Start

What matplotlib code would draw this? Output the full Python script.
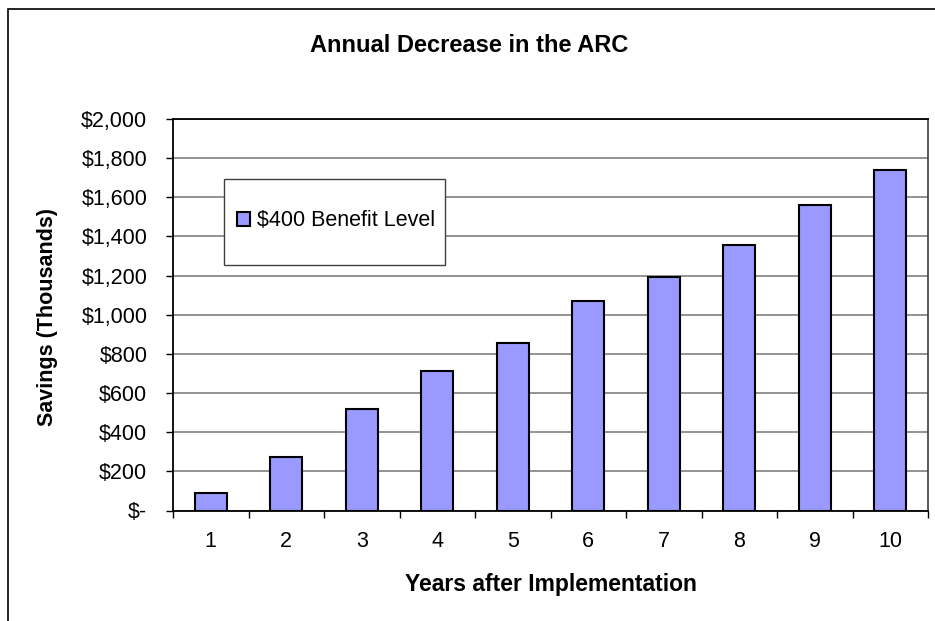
import matplotlib
matplotlib.use("Agg")
import matplotlib.pyplot as plt
from matplotlib.patches import Rectangle
from matplotlib.ticker import FuncFormatter, FixedLocator

plt.rcParams['font.family'] = ['Liberation Sans', 'DejaVu Sans']

years = [1, 2, 3, 4, 5, 6, 7, 8, 9, 10]
savings = [91, 275, 519, 715, 858, 1072, 1194, 1358, 1563, 1738]
series_name = "$400 Benefit Level"
title = "Annual Decrease in the ARC"
xlabel = "Years after Implementation"
ylabel = "Savings (Thousands)"
yticks = [0, 200, 400, 600, 800, 1000, 1200, 1400, 1600, 1800, 2000]

W, H = 935, 621
fig = plt.figure(figsize=(W / 100, H / 100), dpi=100)
fig.patch.set_facecolor('white')

# outer chart border (only top and left visible in reference)
fig.patches.append(Rectangle((8 / W, -0.1), 1.2, 1.1 - 9 / H, transform=fig.transFigure,
                             fill=False, edgecolor='black', linewidth=1.2, zorder=0))

ax_left, ax_right, ax_top, ax_bottom = 173, 928, 119, 510.5
ax = fig.add_axes([ax_left / W, (H - ax_bottom) / H, (ax_right - ax_left) / W, (ax_bottom - ax_top) / H])
ax.bar(years, savings, width=0.43, color='#9999FF', edgecolor='black', linewidth=1.5,
       zorder=3, label=series_name)

ax.set_xlim(0.5, 10.5)
ax.set_ylim(0, 2000)
ax.set_yticks(yticks)
ax.yaxis.set_major_formatter(FuncFormatter(lambda v, p: "$-" if v == 0 else "${:,.0f}".format(v)))
ax.yaxis.grid(True, color='#808080', linewidth=1.2, zorder=1)
ax.set_axisbelow(True)

# x ticks at category boundaries, labels at centers
ax.xaxis.set_major_locator(FixedLocator([x + 0.5 for x in [0] + years]))
ax.xaxis.set_major_formatter(FuncFormatter(lambda v, p: ""))
ax.xaxis.set_minor_locator(FixedLocator(years))
ax.set_xticklabels([str(y) for y in years], minor=True)
ax.tick_params(axis='x', which='major', direction='out', length=5, width=1, color='black')
ax.tick_params(axis='x', which='minor', length=0, pad=15, labelsize=15.5)
ax.tick_params(axis='y', direction='out', length=5, width=1, color='black', pad=13.5, labelsize=15.5)

for s in ['left', 'bottom', 'top']:
    ax.spines[s].set_color('black')
    ax.spines[s].set_linewidth(1.3)
ax.spines['right'].set_color('#404040')
ax.spines['right'].set_linewidth(1.2)

fig.text(469.5 / W, 1 - 45 / H, title, ha='center', va='center', fontsize=17, fontweight='bold')
fig.text(551 / W, 1 - 584 / H, xlabel, ha='center', va='center', fontsize=16.5, fontweight='bold')
fig.text(48 / W, 1 - 317 / H, ylabel, ha='center', va='center', rotation=90, fontsize=15.5,
         fontweight='bold')

# legend box (drawn manually) + frameless legend
def ax_xy(px, py):
    return ((px - ax_left) / (ax_right - ax_left), (ax_bottom - py) / (ax_bottom - ax_top))

x0, y0 = ax_xy(224, 265)
x1, y1 = ax_xy(445, 179)
ax.add_patch(Rectangle((x0, y0), x1 - x0, y1 - y0, transform=ax.transAxes, facecolor='white',
                       edgecolor='#404040', linewidth=1.0, zorder=4))
lx, ly = ax_xy(237, 221)
leg = ax.legend(loc='center left', bbox_to_anchor=(lx, ly), frameon=False, fontsize=15.5,
                handlelength=0.6, handleheight=0.6, borderpad=0, borderaxespad=0,
                handletextpad=0.35)
leg.set_zorder(5)

fig.savefig("out.png", dpi=100, facecolor='white')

End

What you should do
Each line from the top of the material through the line containing "plt.rcParams['font.family'] = ['Liberation" should be reproduced exactly; please drop any images.

Output of the exercise
What matplotlib code would draw this? Output the full Python script.
import matplotlib
matplotlib.use("Agg")
import matplotlib.pyplot as plt
from matplotlib.patches import Rectangle
from matplotlib.ticker import FuncFormatter, FixedLocator

plt.rcParams['font.family'] = ['Liberation Sans', 'DejaVu Sans']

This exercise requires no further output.